Just the other day Obama was in KENYA talking about the very subject: how we treat our women! You know all too well how little I regard Obama and he may have been diverting and distracting us from something, but on this he was right.
It seems to me that even our women have accepted to be treated as second class – ‘second class’ seems a class anyway.
The second legislation this new regime passed – after of course a pay rise for MPs, was polygamy. Even the female parliamentarians from the ruling jubilee coalition went along with it. Instead of an outcry, there was an outpour of senseless humour.
The girl-child in our country is a vulnerable species- from early years. In most communities female genital mutilation is socially acceptable and those opposing the barbaric and primitive culture are castigated.
The depressing Early marriages stories of little children has done little to awaken the conscience of our governments.
Less chance for Education as families opt to invest in boys.
Unfair inheritance traditions. Land inheritance in most communities is mainly for sons and NOT daughters.
Dowry demands – the selling of daughters. Often advocated by women many of whom argue the respect her husband accords her is proportional to the number of cows the husband or husbands family paid.
Dowry has been reduced to sheer selfish greed void of anything meaningful other than gain. If love won’t cement a relationship, no amount of cows can.
We are yet to discuss violence at home. One women claimed her husband doesn’t love her anymore because he came home one day and never beat her!
Statistics in Kenya are unclear on domestic violence as many cases go unreported- really only remarkable cases see the light of day.
And then there’s the corrupt riddled justice system that’s totally useless.
Without a serious, committed government we have a long way towards achieving relative safety for our girls and children. I for example would not imagine my little daughters visiting their grandma with their mother and staying overnight! That’d never happen while I am alive. If I cannot guarantee safety for my kids, they won’t be visiting their grandma. And how can anyone guarantee safety for little ones in a culture where women collude in villages to have girls secretly subjected to FGM?!
The only option we have is for all loving parents to teach our sons and daughters that between the genders, they are equal. To give them equal opportunities in education and share of family resources. And that’s while teaching them their appropriate God-given relationship roles as men and women. And to protect our girls at ALL costs. In my case, my children never visiting or staying overnight at their grandma’s. Sadly.

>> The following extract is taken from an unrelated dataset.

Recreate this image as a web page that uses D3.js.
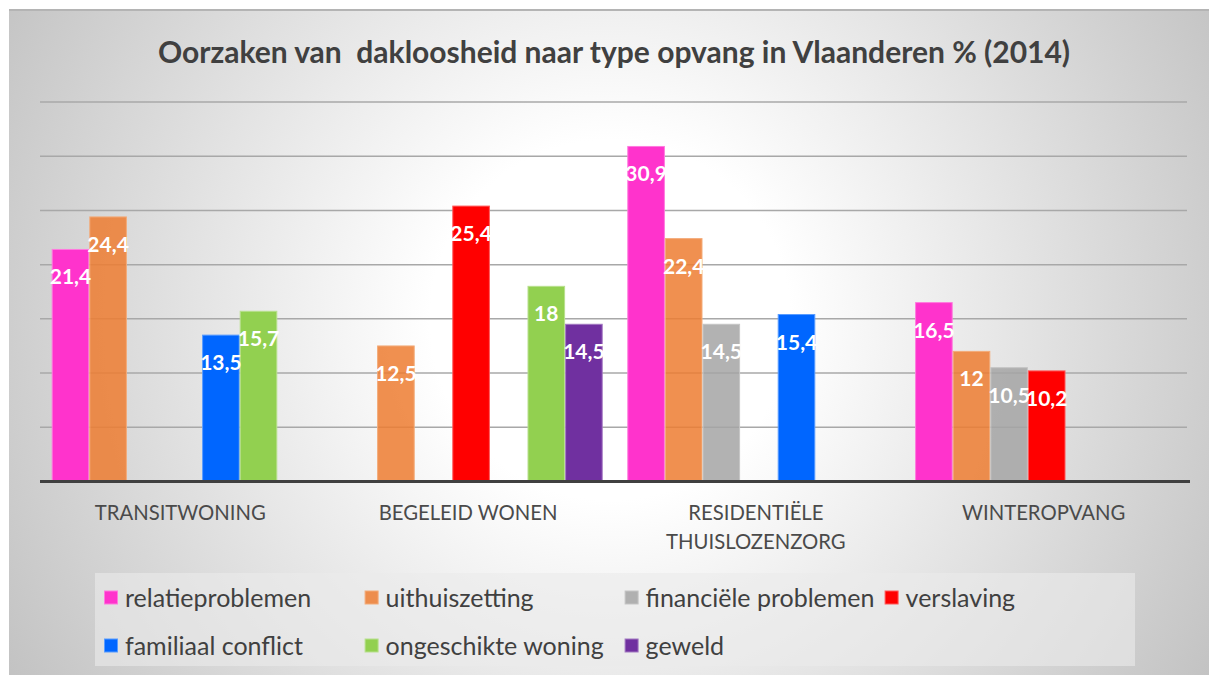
<!DOCTYPE html>
<html>
<head>
<meta charset="utf-8">
<script src="https://cdn.jsdelivr.net/npm/d3@7"></script>
<style>
  html, body { margin: 0; padding: 0; background: #ffffff; }
  svg { display: block; }
  text { font-family: Lato, "Open Sans", sans-serif; }
</style>
</head>
<body>
<svg id="chart" width="1209" height="675"></svg>
<script>
// Oorzaken van dakloosheid per type opvang (Vlaanderen, 2014), in %
const categories = ["TRANSITWONING", "BEGELEID WONEN", "RESIDENTIËLE THUISLOZENZORG", "WINTEROPVANG"];
const seriesNames = ["relatieproblemen", "uithuiszetting", "financiële problemen", "verslaving",
                     "familiaal conflict", "ongeschikte woning", "geweld"];
const relatieproblemen   = [21.4, null, 30.9, 16.5];
const uithuiszetting     = [24.4, 12.5, 22.4, 12];
const financieel         = [null, null, 14.5, 10.5];
const verslaving         = [null, 25.4, null, 10.2];
const familiaalConflict  = [13.5, null, 15.4, null];
const ongeschikteWoning  = [15.7, 18, null, null];
const geweld             = [null, 14.5, null, null];
const seriesValues = [relatieproblemen, uithuiszetting, financieel, verslaving,
                      familiaalConflict, ongeschikteWoning, geweld];
const gridTicks = [5, 10, 15, 20, 25, 30, 35];

const colors = ["#ff33cc", "#ed7d31", "#a5a5a5", "#ff0000", "#0066ff", "#92d050", "#7030a0"];
const opacities = [1, 0.85, 0.85, 1, 1, 1, 1];

const svg = d3.select("#chart");
const W = 1209, H = 675;

// background panel with radial shading
const defs = svg.append("defs");
const rg = defs.append("radialGradient")
  .attr("id", "bg").attr("gradientUnits", "userSpaceOnUse")
  .attr("cx", 610).attr("cy", 320).attr("r", 720);
rg.append("stop").attr("offset", 0).attr("stop-color", "#ffffff");
rg.append("stop").attr("offset", 0.25).attr("stop-color", "#ffffff");
rg.append("stop").attr("offset", 1).attr("stop-color", "#c0c0c0");

svg.append("rect").attr("x", 9).attr("y", 9).attr("width", W - 9).attr("height", H - 9)
  .attr("fill", "url(#bg)");
svg.append("line").attr("x1", 9).attr("x2", W).attr("y1", 10).attr("y2", 10)
  .attr("stroke", "#b4b4b4").attr("stroke-width", 2);

// title
svg.append("text")
  .attr("x", 614).attr("y", 63)
  .attr("text-anchor", "middle")
  .style("white-space", "pre")
  .attr("font-weight", "bold").attr("font-size", 30)
  .attr("fill", "#404040")
  .text("Oorzaken van  dakloosheid naar type opvang in Vlaanderen % (2014)");

// scales
const x0 = d3.scaleBand().domain(categories).range([39.4, 1190.6]).paddingInner(0).paddingOuter(0);
const x1 = d3.scaleBand().domain(seriesNames).range([0, x0.bandwidth()]).paddingInner(0).paddingOuter(0.327);
const y = d3.scaleLinear().domain([0, 35]).range([481.5, 102]);

// gridlines
svg.append("g").selectAll("line").data(gridTicks).join("line")
  .attr("x1", 40).attr("x2", 1187)
  .attr("y1", d => y(d)).attr("y2", d => y(d))
  .attr("stroke", "#a8a8a8").attr("stroke-width", 1.5);

// bars
const barData = [];
seriesNames.forEach((s, si) => {
  categories.forEach((c, ci) => {
    const v = seriesValues[si][ci];
    if (v !== null) barData.push({ s, si, c, v });
  });
});

const bars = svg.append("g");
bars.selectAll("rect").data(barData).join("rect")
  .attr("x", d => x0(d.c) + x1(d.s) + 0.5)
  .attr("width", x1.bandwidth() - 1)
  .attr("y", d => y(d.v))
  .attr("height", d => y(0) - y(d.v))
  .attr("fill", d => colors[d.si])
  .attr("fill-opacity", d => opacities[d.si])
  .attr("stroke", d => d3.interpolateRgb(colors[d.si], "#ffffff")(0.35))
  .attr("stroke-width", 1);

// baseline
svg.append("line").attr("x1", 40).attr("x2", 1190)
  .attr("y1", y(0)).attr("y2", y(0))
  .attr("stroke", "#404040").attr("stroke-width", 3);

// value labels inside the bar ends
const fmt = v => String(v).replace(".", ",");
svg.append("g").selectAll("text").data(barData).join("text")
  .attr("x", d => x0(d.c) + x1(d.s) + x1.bandwidth() / 2)
  .attr("y", d => y(d.v) + 35)
  .attr("text-anchor", "middle")
  .attr("font-weight", "bold").attr("font-size", 21)
  .attr("fill", "#ffffff")
  .text(d => fmt(d.v));

// category labels (wrapped)
const catLines = { "RESIDENTIËLE THUISLOZENZORG": ["RESIDENTIËLE", "THUISLOZENZORG"] };
const catG = svg.append("g");
categories.forEach(c => {
  const lines = catLines[c] || [c];
  const cx = x0(c) + x0.bandwidth() / 2 - 3;
  const t = catG.append("text")
    .attr("x", cx)
    .attr("y", 520)
    .attr("text-anchor", "middle")
    .attr("font-size", 20.3)
    .attr("fill", "#4a4a4a");
  lines.forEach((ln, i) => {
    t.append("tspan").attr("x", cx).attr("dy", i === 0 ? 0 : 29).text(ln);
  });
});

// legend
svg.append("rect").attr("x", 95).attr("y", 573).attr("width", 1040).attr("height", 93)
  .attr("fill", "#ebebeb").attr("fill-opacity", 0.6);

const legendPos = [
  { x: 104, y: 598 }, { x: 364.6, y: 598 }, { x: 624.6, y: 598 }, { x: 884.6, y: 598 },
  { x: 104, y: 646 }, { x: 364.6, y: 646 }, { x: 624.6, y: 646 }
];
const lg = svg.append("g").selectAll("g").data(seriesNames).join("g")
  .attr("transform", (d, i) => `translate(${legendPos[i].x},${legendPos[i].y})`);
lg.append("rect").attr("x", 0.5).attr("y", -7).attr("width", 13).attr("height", 13)
  .attr("fill", (d, i) => colors[i])
  .attr("fill-opacity", (d, i) => opacities[i])
  .attr("stroke", (d, i) => d3.interpolateRgb(colors[i], "#ffffff")(0.35));
lg.append("text").attr("x", 21).attr("y", 8.5)
  .attr("font-size", 25).attr("fill", "#404040")
  .text(d => d);
</script>
</body>
</html>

And for the young girl in focus, with her intimate pictures in wide circulation on the Internet, the only way is for the disgusting police officer involved to be prosecuted (she’s going to jail anyway- in my government wishfully)- and proceeds from her property and contribution as a jailbird, to pay for this child’s continued education abroad. How else do you recover this girl’s confidence with her most intimate privacy made public!?
How do we protect our girls and women when the Police are the perpetrators?
About time our “Kusema” government took responsibility and commit to their empty motto: “Kutenda” -get tough on those who circumcise, force-marry, discriminate, rape or abuse our girls and women in anyway.
Our people have a very nasty mentality also- If it doesn’t affect me directly, it’s a non-issue. We forget too quickly. That’s why tribalism and nepotism go unchecked. The truth is, we are all affected in one way or another.
Perhaps you have a daughter, a sister a female relative – even a mother who is vulnerable. If you cannot be the police – the real police and justice system are now part of the abusive gang!